Many nonprofits suffer from a “faulty understanding” of the value of their volunteers and “faulty execution” in using them, said Robert T. Grimm Jr., director of research and policy development at the CNCS. Grimm and Washburn urged nonprofit leaders to “plug the holes in the leaky bucket” of volunteering.
But even as nonprofits need to rely more on volunteers amid the downturn, they fall short in managing this talent, the experts said. Consider this fact: more than one-third of people who donate their services drop out of organized volunteer work the following year. “It’s not necessarily because they had a bad experience, but a bland experience,” said Grimm.
Often, the organization undervalues its volunteers, asking them to stuff envelopes when they could be doing more skilled and mission-critical work such as fundraising, helping to write a business plan, or managing other volunteers. Nonprofits need to “change the paradigm” for what volunteers can do and “cast well” when matching a volunteer’s assignment with their talents and passions, added Grimm.
For those who are leading volunteers, Kent Blumberg had put together a great bunch of slides titled “Leading Volunteers”. He says give your volunteers these three gifts:
- Give them the Gift of Clear Direction: People respond to clear directions. We want to know what’s expected of us. We want to understand how our individual roles connect to the organization’s mission.
- Be clear on what you expect from them: People need to know what’s expected. Leaders of volunteers are often reluctant to set expectations. They worry that volunteers will leave if too much is asked of them. In fact, just the opposite is the case. Ask too little of your volunteers and they will leave to find a more meaningful use of their time.
- Give them the gift of your support: Ask them to do what they do best and what they value. Make sure they have the resources to do great work. And let them know you care about them as people, not just as volunteer labor. Yep, that’s right. The more you care about them as the wonderful human beings they all are, the more supported they will feel.
- Give them the gift of recognition and reward: Ask for their opinions, advice and ideas. Give them encouragement. Give each volunteer a weekly dose of praise and recognition. “Every week?” you ask. Yes, each and every week. The Gallup Organization has found twelve key statements that correlate with high performance.

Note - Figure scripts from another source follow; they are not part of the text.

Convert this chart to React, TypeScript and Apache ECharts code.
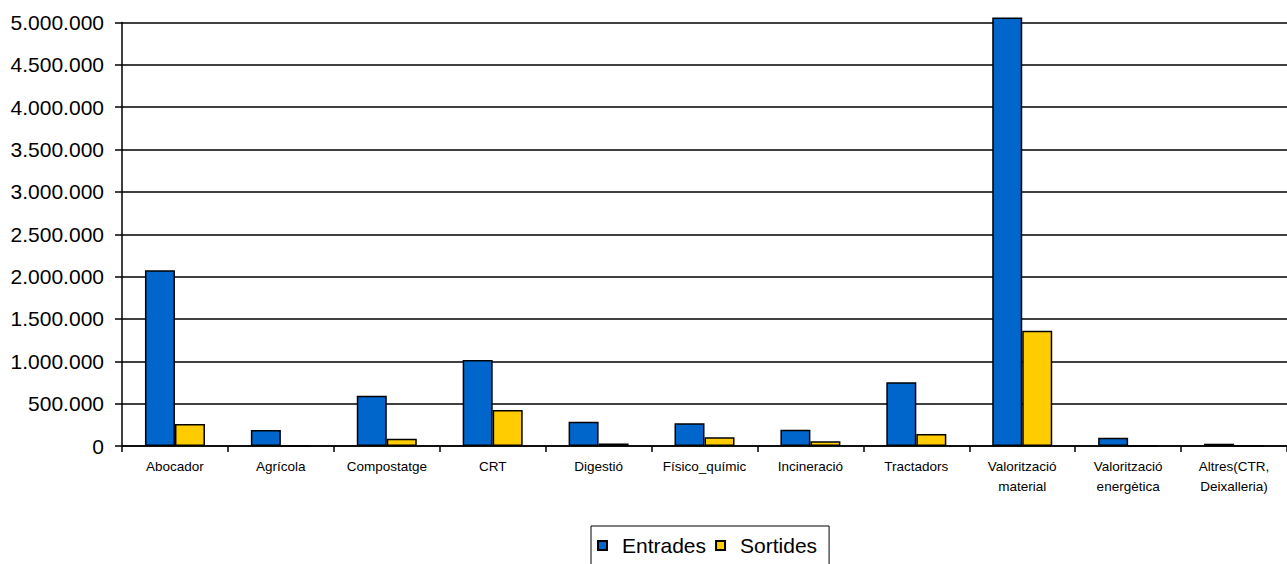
import React, { useEffect, useRef } from "react";
import * as echarts from "echarts";

const categories = [
  "Abocador",
  "Agrícola",
  "Compostatge",
  "CRT",
  "Digestió",
  "Físico_químic",
  "Incineració",
  "Tractadors",
  "Valorització\nmaterial",
  "Valorització\nenergètica",
  "Altres(CTR,\nDeixalleria)",
];
const entrades = [2075000, 189000, 594000, 1015000, 287000, 268000, 192000, 752000, 5060000, 98000, 27000];
const sortides = [260000, 0, 86000, 425000, 30000, 103000, 55000, 142000, 1360000, 0, 0];
const seriesNames = ["Entrades", "Sortides"];
const yMax = 5000000;
const yInterval = 500000;

function fmt(v: number): string {
  return String(Math.round(v)).replace(/\B(?=(\d{3})+(?!\d))/g, ".");
}

export default function App() {
  const ref = useRef<HTMLDivElement>(null);
  useEffect(() => {
    if (!ref.current) return;
    const chart = echarts.init(ref.current, undefined, { renderer: "svg" });
    const font = "'Liberation Sans', Arial, sans-serif";
    chart.setOption({
      animation: false,
      textStyle: { fontFamily: font },
      grid: { left: 122, right: 0, top: 22.5, bottom: 118, containLabel: false },
      legend: {
        data: seriesNames,
        left: 591,
        top: 526,
        orient: "horizontal",
        icon: "rect",
        itemWidth: 9,
        itemHeight: 9,
        itemGap: 9,
        padding: [9, 12, 20, 6],
        borderColor: "#000",
        borderWidth: 1,
        textStyle: { fontSize: 21, color: "#000", fontFamily: font, padding: [0, 0, 0, 10] },
      },
      xAxis: {
        type: "category",
        data: categories,
        axisLine: { show: true, lineStyle: { color: "#000", width: 1.5 } },
        axisTick: { show: true, length: 6, lineStyle: { color: "#000", width: 1.5 } },
        axisLabel: { fontSize: 13.5, color: "#000", margin: 10, lineHeight: 20, interval: 0, fontFamily: font },
      },
      yAxis: {
        type: "value",
        min: 0,
        max: yMax,
        interval: yInterval,
        axisLine: { show: true, lineStyle: { color: "#000", width: 1.5 } },
        axisTick: { show: true, length: 7, lineStyle: { color: "#000", width: 1.5 } },
        splitLine: { show: true, lineStyle: { color: "#000", width: 1.5 } },
        axisLabel: { fontSize: 21, color: "#000", margin: 18, formatter: (v: number) => fmt(v), fontFamily: font },
      },
      series: [
        {
          name: seriesNames[0],
          type: "bar",
          data: entrades,
          barWidth: 30,
          barGap: "0%",
          clip: false,
          itemStyle: { color: "#0066CC", borderColor: "#000", borderWidth: 1.5 },
        },
        {
          name: seriesNames[1],
          type: "bar",
          data: sortides,
          barWidth: 30,
          barGap: "0%",
          clip: false,
          itemStyle: { color: "#FFCC00", borderColor: "#000", borderWidth: 1.5 },
        },
      ],
    });
    return () => chart.dispose();
  }, []);
  return (
    <div
      ref={ref}
      style={{ position: "fixed", left: 0, top: 0, width: 1287, height: 564, background: "#fff" }}
    />
  );
}
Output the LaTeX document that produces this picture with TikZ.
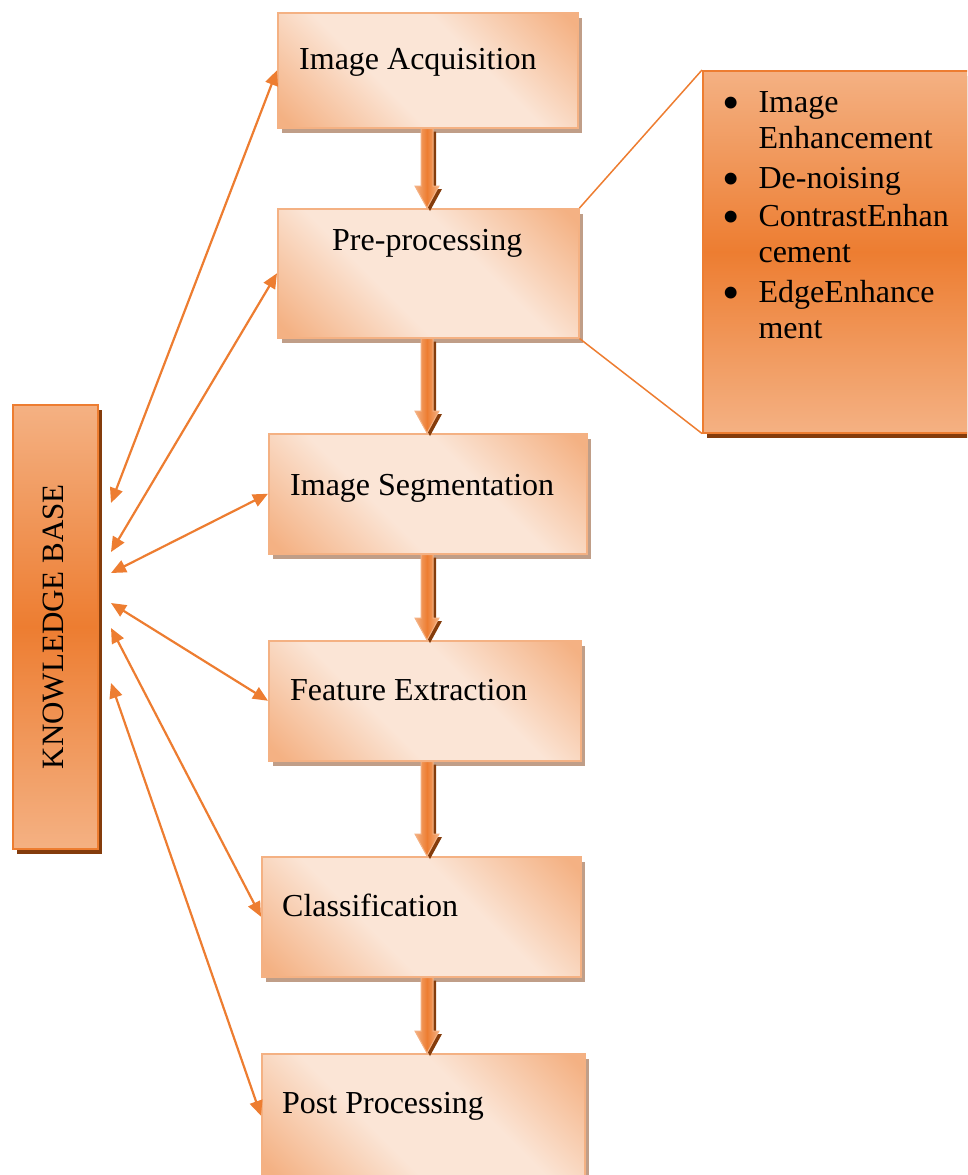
\documentclass[tikz,border=0pt]{standalone}
\usepackage{fontspec}
\setmainfont{Liberation Serif}
\usetikzlibrary{arrows.meta,calc,shadows}

\definecolor{accent}{HTML}{ED7D31}
\definecolor{accentlight}{HTML}{F4B183}
\definecolor{accentpale}{HTML}{FBE5D6}
\definecolor{accentdark}{HTML}{843C0C}
\definecolor{boxshade}{RGB}{192,158,136}

% pale band across the step boxes
\pgfdeclareverticalshading{stepfade}{100bp}{color(0bp)=(accentlight); color(17bp)=(accentlight);
  color(40bp)=(accentpale); color(60bp)=(accentpale); color(83bp)=(accentlight); color(100bp)=(accentlight)}

\tikzset{
  procbox/.style={draw=accentlight, line width=1.5pt, anchor=north west, inner sep=0pt,
    shading=stepfade, shading angle=-45,
    drop shadow={shadow xshift=4pt, shadow yshift=-5pt, opacity=1, fill=boxshade}},
  darkbox/.style={draw=accent, line width=1.5pt, anchor=north west, inner sep=0pt,
    top color=accentlight, bottom color=accentlight, middle color=accent,
    drop shadow={shadow xshift=4pt, shadow yshift=-5pt, opacity=1, fill=accentdark}},
  boxtext/.style={anchor=base west, inner sep=0pt, font=\fontsize{32}{37}\selectfont},
  link/.style={draw=accent, line width=2.2pt,
    {Triangle[length=15pt,width=13pt]}-{Triangle[length=15pt,width=13pt]}},
  calloutline/.style={draw=accent, line width=1.5pt}
}

\newcommand{\bigdot}{\raisebox{-7pt}[0pt][0pt]{\scalebox{1.55}{\textbullet}}}

% thick block arrow between two boxes, on the spine
\newcommand{\flowarrow}[2]{%
  \path[fill=accentdark] let \p1=($(#1.south -| spine)+(3pt,-3pt)$), \p2=($(#2.north -| spine)+(3pt,-3pt)$) in
    (\x1-6pt,\y1) -- (\x1-6pt,\y2+22pt) -- (\x1-12pt,\y2+22pt) -- (\x1,\y2)
    -- (\x1+12pt,\y2+22pt) -- (\x1+6pt,\y2+22pt) -- (\x1+6pt,\y1) -- cycle;
  \path[draw=accentlight, line width=1pt, left color=accentlight, right color=accentlight, middle color=accent]
    let \p1=(#1.south -| spine), \p2=(#2.north -| spine) in
    (\x1-6pt,\y1) -- (\x1-6pt,\y2+22pt) -- (\x1-12pt,\y2+22pt) -- (\x1,\y2)
    -- (\x1+12pt,\y2+22pt) -- (\x1+6pt,\y2+22pt) -- (\x1+6pt,\y1) -- cycle;
}

\begin{document}
\begin{tikzpicture}[x=1pt,y=-1pt]
\clip (0,0) rectangle (967,1175);
\coordinate (spine) at (427,0);

% knowledge base
\node[darkbox, minimum width=85pt, minimum height=444pt] (kb) at (12,404) {};
\node[rotate=90, inner sep=0pt, font=\fontsize{31}{36}\selectfont] (kbtext) at ($(kb.center)+(-2,0)$) {KNOWLEDGE BASE};

% process steps
\node[procbox, minimum width=300pt, minimum height=115pt] (acq) at (277,12) {};
\node[procbox, minimum width=301pt, minimum height=129pt] (pre) at (277,208) {};
\node[procbox, minimum width=318pt, minimum height=120pt] (seg) at (268,433) {};
\node[procbox, minimum width=312pt, minimum height=120pt] (feat) at (268,640) {};
\node[procbox, minimum width=319pt, minimum height=120pt] (cls) at (261,856) {};
\node[procbox, minimum width=323pt, minimum height=124pt] (post) at (261,1053) {};

\node[boxtext] (acqtext) at (299,69) {Image Acquisition};
\node[boxtext] (pretext) at (332,250) {Pre-processing};
\node[boxtext] (segtext) at (290,495) {Image Segmentation};
\node[boxtext] (feattext) at (290,700) {Feature Extraction};
\node[boxtext] (clstext) at (282,916) {Classification};
\node[boxtext] (posttext) at (282,1113) {Post Processing};

\flowarrow{acq}{pre}
\flowarrow{pre}{seg}
\flowarrow{seg}{feat}
\flowarrow{feat}{cls}
\flowarrow{cls}{post}

% links to the knowledge base
\foreach \b/\y in {acq/503, pre/552, seg/573, feat/603, cls/628, post/683}{
  \coordinate (kb-\b) at (111,\y);
  \draw[link] (kb-\b) -- (\b.west);
}

% pre-processing details
\node[darkbox, minimum width=290pt, minimum height=362pt] (notes) at (702,70) {};
\draw[calloutline] (pre.north east) -- (notes.north west);
\draw[calloutline] (pre.south east) -- (notes.south west);
\node[anchor=base west, inner sep=0pt, font=\fontsize{32}{36}\selectfont] (notestext) at (722,112)
  {\begin{tabular}[t]{@{}l@{\hspace{19pt}}l@{}}
   \bigdot & Image\\
           & Enhancement\\[4pt]
   \bigdot & De-noising\\[2pt]
   \bigdot & ContrastEnhan\\
           & cement\\[4pt]
   \bigdot & EdgeEnhance\\
           & ment
   \end{tabular}};
\end{tikzpicture}
\end{document}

One of those is the statement, “In the last seven days I have received recognition or praise for doing good work.” Gallup tested sentences without the time frame, or with a month, or two weeks or some other time. None of the other variations correlated with high performance the way weekly praise and recognition did.
Whether is for-profit or not-for-profit organizations, it ultimately boils down to one thing: How much do you love your people? And does your love show?